▶ _SUPPLIED MATERIAL_:
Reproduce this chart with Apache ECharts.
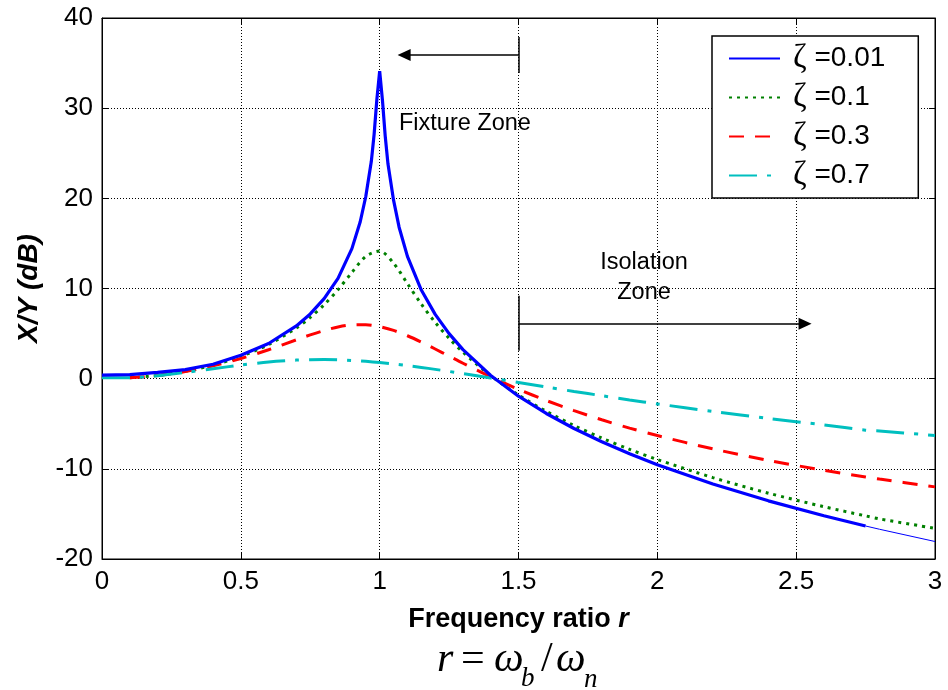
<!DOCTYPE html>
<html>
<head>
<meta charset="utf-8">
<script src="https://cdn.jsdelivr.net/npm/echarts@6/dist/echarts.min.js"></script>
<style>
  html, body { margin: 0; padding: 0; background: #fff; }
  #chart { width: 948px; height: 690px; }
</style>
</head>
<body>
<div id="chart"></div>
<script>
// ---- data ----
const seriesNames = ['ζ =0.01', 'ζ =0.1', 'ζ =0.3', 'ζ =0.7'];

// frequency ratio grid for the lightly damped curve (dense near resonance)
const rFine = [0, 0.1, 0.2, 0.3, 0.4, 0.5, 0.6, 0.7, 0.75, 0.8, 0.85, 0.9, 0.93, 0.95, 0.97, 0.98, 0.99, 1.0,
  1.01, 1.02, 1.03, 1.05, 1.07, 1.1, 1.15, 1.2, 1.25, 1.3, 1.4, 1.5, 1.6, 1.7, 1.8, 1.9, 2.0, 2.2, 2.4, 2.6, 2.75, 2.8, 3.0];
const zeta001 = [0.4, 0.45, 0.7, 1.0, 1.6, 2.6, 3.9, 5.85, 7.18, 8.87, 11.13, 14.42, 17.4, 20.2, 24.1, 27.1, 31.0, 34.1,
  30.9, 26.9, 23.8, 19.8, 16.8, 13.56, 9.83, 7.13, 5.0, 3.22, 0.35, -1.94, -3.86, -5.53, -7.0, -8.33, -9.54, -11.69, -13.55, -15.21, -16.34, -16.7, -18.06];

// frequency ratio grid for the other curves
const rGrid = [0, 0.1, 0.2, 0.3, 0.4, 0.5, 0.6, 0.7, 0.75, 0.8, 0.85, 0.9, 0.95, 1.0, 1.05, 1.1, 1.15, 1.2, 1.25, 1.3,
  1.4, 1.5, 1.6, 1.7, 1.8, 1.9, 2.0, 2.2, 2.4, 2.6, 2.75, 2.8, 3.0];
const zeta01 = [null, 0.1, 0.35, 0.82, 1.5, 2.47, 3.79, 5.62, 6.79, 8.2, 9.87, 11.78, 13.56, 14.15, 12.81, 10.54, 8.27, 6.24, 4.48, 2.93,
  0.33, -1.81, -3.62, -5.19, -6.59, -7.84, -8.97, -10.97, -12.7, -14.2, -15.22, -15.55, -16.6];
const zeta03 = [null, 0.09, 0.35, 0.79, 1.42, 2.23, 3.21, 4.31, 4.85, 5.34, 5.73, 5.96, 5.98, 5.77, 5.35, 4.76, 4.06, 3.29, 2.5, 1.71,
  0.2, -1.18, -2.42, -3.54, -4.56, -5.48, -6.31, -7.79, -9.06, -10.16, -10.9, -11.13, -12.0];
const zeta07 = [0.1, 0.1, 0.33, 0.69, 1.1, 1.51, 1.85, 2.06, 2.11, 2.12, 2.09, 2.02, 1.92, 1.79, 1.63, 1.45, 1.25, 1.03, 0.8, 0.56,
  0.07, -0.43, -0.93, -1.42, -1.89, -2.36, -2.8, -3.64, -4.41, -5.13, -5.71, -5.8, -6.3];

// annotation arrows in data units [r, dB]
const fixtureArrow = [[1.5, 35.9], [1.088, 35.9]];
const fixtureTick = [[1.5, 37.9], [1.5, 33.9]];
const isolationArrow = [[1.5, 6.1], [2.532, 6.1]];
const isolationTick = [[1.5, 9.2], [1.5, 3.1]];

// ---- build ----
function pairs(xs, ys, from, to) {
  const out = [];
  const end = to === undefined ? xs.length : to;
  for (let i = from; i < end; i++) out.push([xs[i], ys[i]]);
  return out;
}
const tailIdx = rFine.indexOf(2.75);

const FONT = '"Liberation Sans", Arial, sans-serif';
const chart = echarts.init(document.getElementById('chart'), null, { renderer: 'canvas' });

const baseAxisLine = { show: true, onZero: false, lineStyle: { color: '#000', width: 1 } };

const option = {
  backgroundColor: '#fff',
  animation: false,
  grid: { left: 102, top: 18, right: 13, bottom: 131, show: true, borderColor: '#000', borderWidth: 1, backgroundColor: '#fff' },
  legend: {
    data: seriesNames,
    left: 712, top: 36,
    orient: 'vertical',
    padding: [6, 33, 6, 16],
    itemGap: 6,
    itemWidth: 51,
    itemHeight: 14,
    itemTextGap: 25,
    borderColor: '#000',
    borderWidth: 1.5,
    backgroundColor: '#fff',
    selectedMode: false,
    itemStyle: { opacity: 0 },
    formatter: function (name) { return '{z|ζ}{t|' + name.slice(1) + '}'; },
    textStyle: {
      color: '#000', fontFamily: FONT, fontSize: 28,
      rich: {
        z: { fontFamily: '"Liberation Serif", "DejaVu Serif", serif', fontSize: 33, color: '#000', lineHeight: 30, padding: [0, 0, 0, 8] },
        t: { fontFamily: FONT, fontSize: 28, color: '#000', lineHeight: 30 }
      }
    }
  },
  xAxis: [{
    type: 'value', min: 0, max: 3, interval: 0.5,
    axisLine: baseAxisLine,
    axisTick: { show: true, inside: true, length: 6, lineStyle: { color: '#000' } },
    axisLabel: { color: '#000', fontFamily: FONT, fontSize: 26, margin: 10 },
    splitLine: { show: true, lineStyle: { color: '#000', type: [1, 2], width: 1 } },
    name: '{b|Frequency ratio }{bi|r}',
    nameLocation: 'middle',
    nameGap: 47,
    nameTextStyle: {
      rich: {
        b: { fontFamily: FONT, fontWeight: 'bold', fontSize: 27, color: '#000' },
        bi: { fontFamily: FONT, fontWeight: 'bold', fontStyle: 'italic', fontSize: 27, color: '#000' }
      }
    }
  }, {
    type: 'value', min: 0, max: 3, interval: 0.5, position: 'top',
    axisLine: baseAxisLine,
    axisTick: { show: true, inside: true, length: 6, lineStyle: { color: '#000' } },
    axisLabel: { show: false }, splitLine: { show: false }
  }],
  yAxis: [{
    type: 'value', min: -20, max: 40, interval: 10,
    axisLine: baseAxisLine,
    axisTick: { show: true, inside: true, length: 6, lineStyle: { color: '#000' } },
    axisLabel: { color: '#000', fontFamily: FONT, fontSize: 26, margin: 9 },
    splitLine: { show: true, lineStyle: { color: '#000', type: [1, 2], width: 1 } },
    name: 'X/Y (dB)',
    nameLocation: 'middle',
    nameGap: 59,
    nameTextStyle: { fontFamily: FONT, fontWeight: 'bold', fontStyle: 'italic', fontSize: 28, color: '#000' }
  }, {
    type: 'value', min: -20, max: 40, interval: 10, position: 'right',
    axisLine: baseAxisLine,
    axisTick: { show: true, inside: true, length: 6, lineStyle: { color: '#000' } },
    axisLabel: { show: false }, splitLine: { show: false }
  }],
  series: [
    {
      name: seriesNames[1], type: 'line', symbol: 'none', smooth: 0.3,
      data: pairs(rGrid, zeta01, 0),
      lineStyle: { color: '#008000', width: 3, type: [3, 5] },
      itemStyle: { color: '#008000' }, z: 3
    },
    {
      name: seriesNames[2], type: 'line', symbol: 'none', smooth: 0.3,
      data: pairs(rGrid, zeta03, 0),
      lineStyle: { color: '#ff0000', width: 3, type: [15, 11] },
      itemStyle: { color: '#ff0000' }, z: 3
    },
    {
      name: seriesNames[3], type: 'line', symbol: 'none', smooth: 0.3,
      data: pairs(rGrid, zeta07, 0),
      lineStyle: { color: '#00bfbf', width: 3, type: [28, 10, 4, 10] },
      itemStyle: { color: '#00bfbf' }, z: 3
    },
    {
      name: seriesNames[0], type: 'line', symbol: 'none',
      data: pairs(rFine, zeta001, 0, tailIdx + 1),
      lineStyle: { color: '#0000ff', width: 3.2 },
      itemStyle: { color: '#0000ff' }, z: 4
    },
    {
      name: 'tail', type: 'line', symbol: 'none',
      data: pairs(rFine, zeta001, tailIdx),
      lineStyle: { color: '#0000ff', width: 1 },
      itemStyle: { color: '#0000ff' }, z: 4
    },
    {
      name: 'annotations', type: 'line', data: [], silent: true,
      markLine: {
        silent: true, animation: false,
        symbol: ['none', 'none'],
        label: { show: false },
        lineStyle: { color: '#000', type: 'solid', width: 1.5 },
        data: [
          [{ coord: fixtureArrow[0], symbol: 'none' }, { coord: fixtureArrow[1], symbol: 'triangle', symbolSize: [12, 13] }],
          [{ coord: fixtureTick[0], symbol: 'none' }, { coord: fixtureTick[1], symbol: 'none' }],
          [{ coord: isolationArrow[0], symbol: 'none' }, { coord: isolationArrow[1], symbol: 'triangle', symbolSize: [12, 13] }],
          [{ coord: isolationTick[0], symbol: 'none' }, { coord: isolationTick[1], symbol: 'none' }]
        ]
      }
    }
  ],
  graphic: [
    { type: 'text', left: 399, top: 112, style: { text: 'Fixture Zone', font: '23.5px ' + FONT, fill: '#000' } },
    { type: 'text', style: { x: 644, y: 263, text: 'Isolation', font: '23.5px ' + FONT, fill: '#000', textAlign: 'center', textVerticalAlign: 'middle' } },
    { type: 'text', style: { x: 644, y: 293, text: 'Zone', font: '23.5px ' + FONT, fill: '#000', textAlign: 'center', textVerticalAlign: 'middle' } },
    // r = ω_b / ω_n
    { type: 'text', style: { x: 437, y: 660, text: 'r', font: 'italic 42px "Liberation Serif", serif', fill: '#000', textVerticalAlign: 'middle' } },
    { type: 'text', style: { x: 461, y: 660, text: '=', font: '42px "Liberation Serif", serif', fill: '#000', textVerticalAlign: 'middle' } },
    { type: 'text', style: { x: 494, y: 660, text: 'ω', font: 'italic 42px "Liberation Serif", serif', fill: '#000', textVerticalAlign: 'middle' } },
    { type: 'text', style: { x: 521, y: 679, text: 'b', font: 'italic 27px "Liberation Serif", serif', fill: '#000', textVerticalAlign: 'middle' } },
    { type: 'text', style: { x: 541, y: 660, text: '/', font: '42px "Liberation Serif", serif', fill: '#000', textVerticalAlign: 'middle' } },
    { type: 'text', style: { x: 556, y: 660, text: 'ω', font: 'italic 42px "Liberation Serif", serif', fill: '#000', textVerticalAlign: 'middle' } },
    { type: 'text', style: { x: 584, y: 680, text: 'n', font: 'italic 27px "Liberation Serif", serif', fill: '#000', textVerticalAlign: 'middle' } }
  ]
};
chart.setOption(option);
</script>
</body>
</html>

▶ _WHAT TO PRODUCE_:
Copy nothing but the lines from the first one in the listing through the line with "-16.34, -16.7, -18.06];", and omit the pictures.

▶ _OUTPUT FOR THIS EXERCISE_:
Reproduce this chart with Apache ECharts.
<!DOCTYPE html>
<html>
<head>
<meta charset="utf-8">
<script src="https://cdn.jsdelivr.net/npm/echarts@6/dist/echarts.min.js"></script>
<style>
  html, body { margin: 0; padding: 0; background: #fff; }
  #chart { width: 948px; height: 690px; }
</style>
</head>
<body>
<div id="chart"></div>
<script>
// ---- data ----
const seriesNames = ['ζ =0.01', 'ζ =0.1', 'ζ =0.3', 'ζ =0.7'];

// frequency ratio grid for the lightly damped curve (dense near resonance)
const rFine = [0, 0.1, 0.2, 0.3, 0.4, 0.5, 0.6, 0.7, 0.75, 0.8, 0.85, 0.9, 0.93, 0.95, 0.97, 0.98, 0.99, 1.0,
  1.01, 1.02, 1.03, 1.05, 1.07, 1.1, 1.15, 1.2, 1.25, 1.3, 1.4, 1.5, 1.6, 1.7, 1.8, 1.9, 2.0, 2.2, 2.4, 2.6, 2.75, 2.8, 3.0];
const zeta001 = [0.4, 0.45, 0.7, 1.0, 1.6, 2.6, 3.9, 5.85, 7.18, 8.87, 11.13, 14.42, 17.4, 20.2, 24.1, 27.1, 31.0, 34.1,
  30.9, 26.9, 23.8, 19.8, 16.8, 13.56, 9.83, 7.13, 5.0, 3.22, 0.35, -1.94, -3.86, -5.53, -7.0, -8.33, -9.54, -11.69, -13.55, -15.21, -16.34, -16.7, -18.06];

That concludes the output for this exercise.